Social media contains the capacity to validate culture by managing and shaping the construction and meaning of identities like gender. It impacts gender expression and affirmation, and at times creates a safer space for people to live as they are. As the world gradually goes beyond the binary, social media apps like Instagram, Facebook, Pinterest, and others have moved forward to make their spaces more inclusive.
A study by Rena Bivens and Oliver L. Haimson on how platforms shape categories for users and advertisers mentioned that programmers usually don’t follow a standard practice while making decisions about how and where to code gender. Each digital platform independently controls their categorisation systems. Ultimately, this affects how marketers, advertisers and content creators view insights and sell brands on and create content for social media.
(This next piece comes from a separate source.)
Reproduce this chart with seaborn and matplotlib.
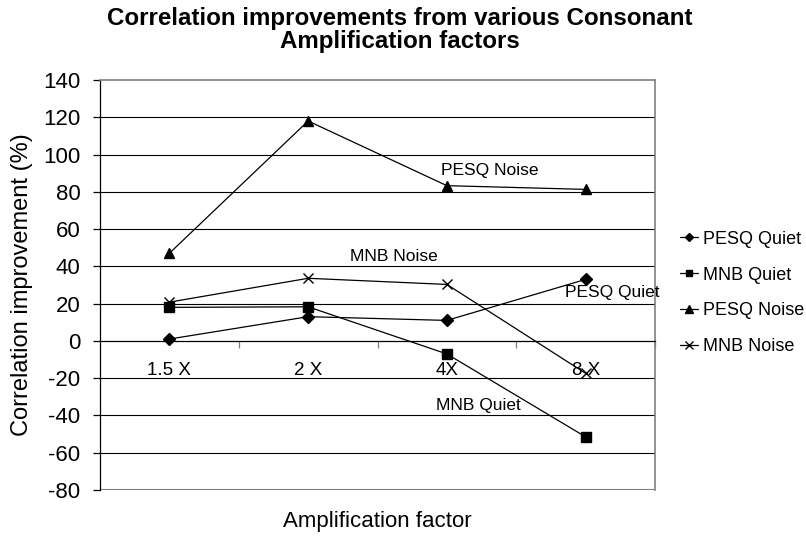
import matplotlib
matplotlib.use("Agg")
import matplotlib.pyplot as plt
import seaborn as sns
import pandas as pd

# values
factors = ["1.5 X", "2 X", "4X", "8 X"]
series = ["PESQ Quiet", "MNB Quiet", "PESQ Noise", "MNB Noise"]
pesq_quiet = [1, 13, 11, 33]
mnb_quiet = [18, 18.3, -7, -51.5]
pesq_noise = [47, 118, 83.3, 81.3]
mnb_noise = [20.8, 33.6, 30.3, -17.4]
y_ticks = list(range(-80, 141, 20))

# in-plot labels: (text, category position, value)
annotations = [
    ("PESQ Noise", 2.31, 91.5),
    ("MNB Noise", 1.62, 45.5),
    ("PESQ Quiet", 3.19, 26.2),
    ("MNB Quiet", 2.23, -34.5),
]

rows = []
for name, vals in zip(series, [pesq_quiet, mnb_quiet, pesq_noise, mnb_noise]):
    for i, v in enumerate(vals):
        rows.append({"series": name, "pos": i, "value": v})
df = pd.DataFrame(rows)

sns.set_style("white")
plt.rcParams["font.family"] = ["Liberation Sans", "DejaVu Sans"]
plt.rcParams["axes.unicode_minus"] = False
plt.rcParams["text.color"] = "black"
plt.rcParams["axes.labelcolor"] = "black"
plt.rcParams["xtick.color"] = "black"
plt.rcParams["ytick.color"] = "black"

fig = plt.figure(figsize=(8.06, 5.48), dpi=100)
ax = fig.add_axes([100 / 806, 1 - 490 / 548, 555 / 806, 410 / 548])

markers = {"PESQ Quiet": "D", "MNB Quiet": "s", "PESQ Noise": "^", "MNB Noise": "x"}
sizes = {"PESQ Quiet": 6, "MNB Quiet": 6.5, "PESQ Noise": 7.5, "MNB Noise": 7}
for name in series:
    sns.lineplot(
        data=df[df["series"] == name], x="pos", y="value", color="black",
        marker=markers[name], markersize=sizes[name], linewidth=0.9,
        markeredgecolor="black", markerfacecolor="black", markeredgewidth=1,
        label=name, ax=ax,
    )

handles, labels = ax.get_legend_handles_labels()
ax.get_legend().remove()
fig.legend(
    handles, labels, loc="center left",
    bbox_to_anchor=(680 / 806, 1 - 293 / 548), frameon=False,
    borderpad=0, borderaxespad=0,
    fontsize=13, handlelength=1.0, handletextpad=0.28, labelspacing=1.05,
    markerscale=0.75,
)

ax.set_xlim(-0.5, 3.5)
ax.set_ylim(-80, 140)
ax.set_yticks(y_ticks)
ax.tick_params(axis="y", labelsize=16, length=5, width=0.9, direction="out",
               left=True, color="black", pad=9)

# gridlines (black) inside, grey plot-area border
for y in y_ticks[1:-1]:
    if y != 0:
        ax.axhline(y, color="black", linewidth=0.8, zorder=0)
ax.axhline(-80, color="#808080", linewidth=1.5, zorder=0)
for side in ["top", "right"]:
    ax.spines[side].set_color("#808080")
    ax.spines[side].set_linewidth(1.2)
ax.spines["left"].set_color("black")
ax.spines["left"].set_linewidth(0.9)

# category axis crosses at 0
ax.spines["bottom"].set_position(("data", 0))
ax.spines["bottom"].set_color("black")
ax.spines["bottom"].set_linewidth(0.9)
ax.set_xticks([0.5, 1.5, 2.5, 3.5])
ax.set_xticklabels([])
ax.set_xticks(range(len(factors)), minor=True)
ax.set_xticklabels(factors, minor=True)
ax.tick_params(axis="x", which="major", length=5, width=0.9, direction="out",
               bottom=True, color="#808080")
ax.tick_params(axis="x", which="minor", length=0, labelsize=13.5, pad=15.5)

for text, x, y in annotations:
    ax.text(x, y, text, ha="center", va="center", fontsize=12.5)

ax.set_xlabel("Amplification factor", fontsize=16)
ax.xaxis.set_label_coords(0.5, (490 - 521) / 410)
ax.xaxis.label.set_va("center")
ax.set_ylabel("Correlation improvement (%)", fontsize=17)
ax.yaxis.set_label_coords((22 - 100) / 555, 0.5)
ax.yaxis.label.set_va("center")

fig.text(400 / 806, 1 - 30 / 548,
         "Correlation improvements from various Consonant\nAmplification factors",
         ha="center", va="center", fontsize=17.4, fontweight="bold", linespacing=1.0)

fig.savefig("out.png", dpi=100)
Marketers and advertisers have been programmed through the years to follow a basic demographic pattern. They take into account all the data available about the consumer to acquire behavioral and attitudinal insights. These insights help hyper customise products, services, and experiences, and needless to say, social media does exactly this.
Displaying gender on social media
Popular social media apps have begun offering the option to display their pronouns. Instagram has four options: male, female, custom, or prefer not to say; and it allows people to change their display name twice every 14 days. They also rolled out a new feature which allows users to display their preferred pronouns in May 2021; but it hasn’t rolled out in all countries yet.
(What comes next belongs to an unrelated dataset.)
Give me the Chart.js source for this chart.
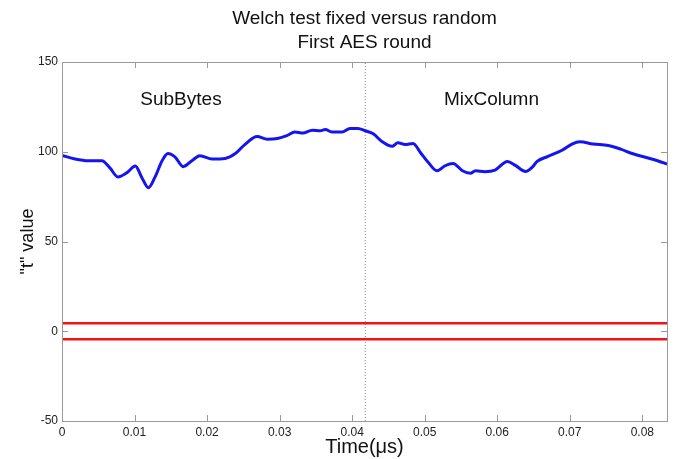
<!DOCTYPE html>
<html>
<head>
<meta charset="utf-8">
<script src="https://cdn.jsdelivr.net/npm/chart.js@4/dist/chart.umd.min.js"></script>
<style>
  html, body { margin: 0; padding: 0; background: #fff; }
  #wrap { width: 677px; height: 459px; position: relative; }
</style>
</head>
<body>
<div id="wrap"><canvas id="chart"></canvas></div>
<script>
const timeUs = [
  0, 0.0018, 0.0036, 0.0055, 0.0066, 0.0077, 0.0090, 0.0101, 0.0110, 0.0119,
  0.0128, 0.0138, 0.0146, 0.0156, 0.0167, 0.0179, 0.0190, 0.0207, 0.0225, 0.0239,
  0.0252, 0.0269, 0.0283, 0.0297, 0.0310, 0.0321, 0.0332, 0.0345, 0.0356, 0.0363,
  0.0372, 0.0386, 0.0397, 0.0408, 0.0418, 0.0429, 0.0441, 0.0455, 0.0463, 0.0473,
  0.0484, 0.0494, 0.0505, 0.0517, 0.0528, 0.0539, 0.0552, 0.0563, 0.0570, 0.0583,
  0.0597, 0.0614, 0.0625, 0.0639, 0.0648, 0.0655, 0.0670, 0.0690, 0.0703, 0.0714,
  0.0732, 0.0753, 0.0770, 0.0786, 0.0804, 0.0821, 0.0834
];
const tValues = [
  98, 96, 95, 95, 91, 86, 88.5, 92, 85.7, 80,
  85.7, 95, 99, 97, 91.7, 95, 97.8, 96, 96.3, 99,
  104, 108.5, 107, 107.4, 109, 111, 110.4, 112, 111.7, 112.4,
  111, 111, 113, 113, 111.7, 110, 105.7, 103, 105, 104,
  104.6, 99.6, 94, 89.4, 92.2, 93.5, 89.4, 88, 89.4, 88.9,
  89.8, 94.6, 92.4, 89, 91.3, 94.6, 97.4, 101, 104.3, 105.6,
  104.3, 103.5, 101.5, 99, 96.9, 95, 93.1
];
const xTicks = [0, 0.01, 0.02, 0.03, 0.04, 0.05, 0.06, 0.07, 0.08];
const yTicks = [-50, 0, 50, 100, 150];
const xMax = 0.0834;
const thresholds = [4.5, -4.5];
const splitTime = 0.0418;
const titleLines = ['Welch test fixed versus random', 'First AES round'];
const phaseLabels = [
  { text: 'SubBytes', x: 0.0164, y: 129 },
  { text: 'MixColumn', x: 0.0592, y: 129 },
];

const FONT = '"Liberation Sans", Arial, sans-serif';
const AXIS_GRAY = '#9a9a9a';

// matlab-ish frame: box on all sides, inward ticks, title and phase labels
const framePlugin = {
  id: 'frame',
  afterDatasetsDraw(chart) {
    const { ctx, chartArea: a, scales: { x, y } } = chart;
    ctx.save();
    ctx.strokeStyle = AXIS_GRAY;
    ctx.lineWidth = 1;
    ctx.strokeRect(a.left + 0.5, a.top + 0.5, a.right - a.left, a.bottom - a.top);
    ctx.beginPath();
    xTicks.forEach(v => {
      const px = Math.round(x.getPixelForValue(v)) + 0.5;
      ctx.moveTo(px, a.bottom); ctx.lineTo(px, a.bottom - 6);
      ctx.moveTo(px, a.top); ctx.lineTo(px, a.top + 6);
    });
    yTicks.forEach(v => {
      const py = Math.round(y.getPixelForValue(v)) + 0.5;
      ctx.moveTo(a.left, py); ctx.lineTo(a.left + 6, py);
      ctx.moveTo(a.right, py); ctx.lineTo(a.right - 6, py);
    });
    ctx.stroke();

    ctx.fillStyle = '#111';
    ctx.textAlign = 'center';
    ctx.textBaseline = 'middle';
    ctx.font = '19px ' + FONT;
    const cx = (a.left + a.right) / 2;
    titleLines.forEach((t, i) => ctx.fillText(t, cx, 19 + i * 24));
    phaseLabels.forEach(l => ctx.fillText(l.text, x.getPixelForValue(l.x), y.getPixelForValue(l.y)));
    ctx.restore();
  }
};

new Chart(document.getElementById('chart'), {
  type: 'line',
  data: {
    datasets: [
      {
        data: timeUs.map((t, i) => ({ x: t, y: tValues[i] })),
        borderColor: '#1414f0',
        borderWidth: 3,
        pointRadius: 0,
        cubicInterpolationMode: 'monotone',
      },
      ...thresholds.map(v => ({
        data: [{ x: 0, y: v }, { x: xMax, y: v }],
        borderColor: '#f01414',
        borderWidth: 2.5,
        pointRadius: 0,
      })),
      {
        data: [{ x: splitTime, y: -50 }, { x: splitTime, y: 150 }],
        borderColor: '#888',
        borderWidth: 1,
        borderDash: [1, 2],
        pointRadius: 0,
      }
    ]
  },
  options: {
    responsive: true,
    maintainAspectRatio: false,
    animation: false,
    events: [],
    layout: { padding: { top: 62, right: 10, left: 0, bottom: 0 } },
    plugins: {
      legend: { display: false },
      title: { display: false },
      tooltip: { enabled: false }
    },
    scales: {
      x: {
        type: 'linear',
        min: 0,
        max: xMax,
        afterBuildTicks: axis => { axis.ticks = xTicks.map(v => ({ value: v })); },
        afterFit: s => { s.height = 38; },
        grid: { display: false, drawTicks: false },
        border: { display: false },
        ticks: {
          color: '#222',
          font: { family: FONT, size: 12 },
          padding: 4,
          maxRotation: 0,
          callback: v => v === 0 ? '0' : v.toFixed(2)
        },
        title: {
          display: true,
          text: 'Time(μs)',
          color: '#111',
          font: { family: FONT, size: 20 },
          padding: { top: 0, bottom: 0 }
        }
      },
      y: {
        min: -50,
        max: 150,
        afterBuildTicks: axis => { axis.ticks = yTicks.map(v => ({ value: v })); },
        afterFit: s => { s.width = 62; },
        grid: { display: false, drawTicks: false },
        border: { display: false },
        ticks: {
          color: '#222',
          font: { family: FONT, size: 12 },
          padding: 4
        },
        title: {
          display: true,
          text: '"t" value',
          color: '#111',
          font: { family: FONT, size: 18 },
          padding: { top: 17, bottom: 0 }
        }
      }
    }
  },
  plugins: [framePlugin]
});
</script>
</body>
</html>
Professional sites like LinkedIn don’t ask users for their gender. Although they have the option of displaying pronouns: she/her, he/him, they/them, or custom write-in. Facebook allows choosing ‘male’ or ‘female’ while creating an account; but they can be subsequently changed with an availability of 56 gender identities. Facebook didn’t publicly announce the list they had curated for the same. Tumblr doesn’t have any gender field. Similarly, Twitter doesn’t have an option of choosing gender and it doesn’t display it either. Pinterest recently launched a new campaign in celebration of Pride Month, adding a new pronouns option on both personal and business accounts for gender expression.
Bifurcation on social media insights
Does this new move mean that gender and pronoun fields should be made mandatory? What does it entail for gender insights on social media sites? An high school student, Dhwani G. points out that displaying pronouns mandatorily outs several trans and non-binary people, who may feel unsafe. They also said, “The binary insights on Instagram are really buggy and are oftentimes inaccurate. I’d really want them to change it to either genders, or remove the feature entirely as it is not of much help.” Binary gender insights for social media might help content creators and brands target a set of cisgender audiences; but otherwise, they aren’t inclusive of all gender identities.
However, the option of choosing either female, male and non-binary if the platform doesn’t offer a custom fill-in, can feel more inclusive. Namrata Menon, an Enby video creator, points out that a custom fill-in space let’s everyone fill up what they want to. “Displaying pronouns”, they said, “shouldn’t be mandatory as it can force people to box themselves and doesn’t give them a chance to be fluid as they would like to.” Talking about insights, Namrata comments that categorising users into male or femal only is a representation of cisgender people. “Not to mention that big brands usually approach queer people with an aim to profit off them without giving compensation”, they added.
“Introducing fields of adding pronouns as Pinterest and Instagram have done doesn’t really help these brands to market themselves well”, Namrata said. Which is mainly because the step itself isn’t radical or compensatory. Afterall, gender identity and pronouns are personal and some prefer to keep the usage of their pronouns fluid. If pronouns become compulsory, it will be another categorisation and boxing of people to accept one identity to display to others. Furthermore, social media features allowing the display of pronouns becomes useless if they fail to acknowledge the presence of neopronouns. Including a space where people can write in their pronouns makes more sense if the social media brands are trying to be more accommodative.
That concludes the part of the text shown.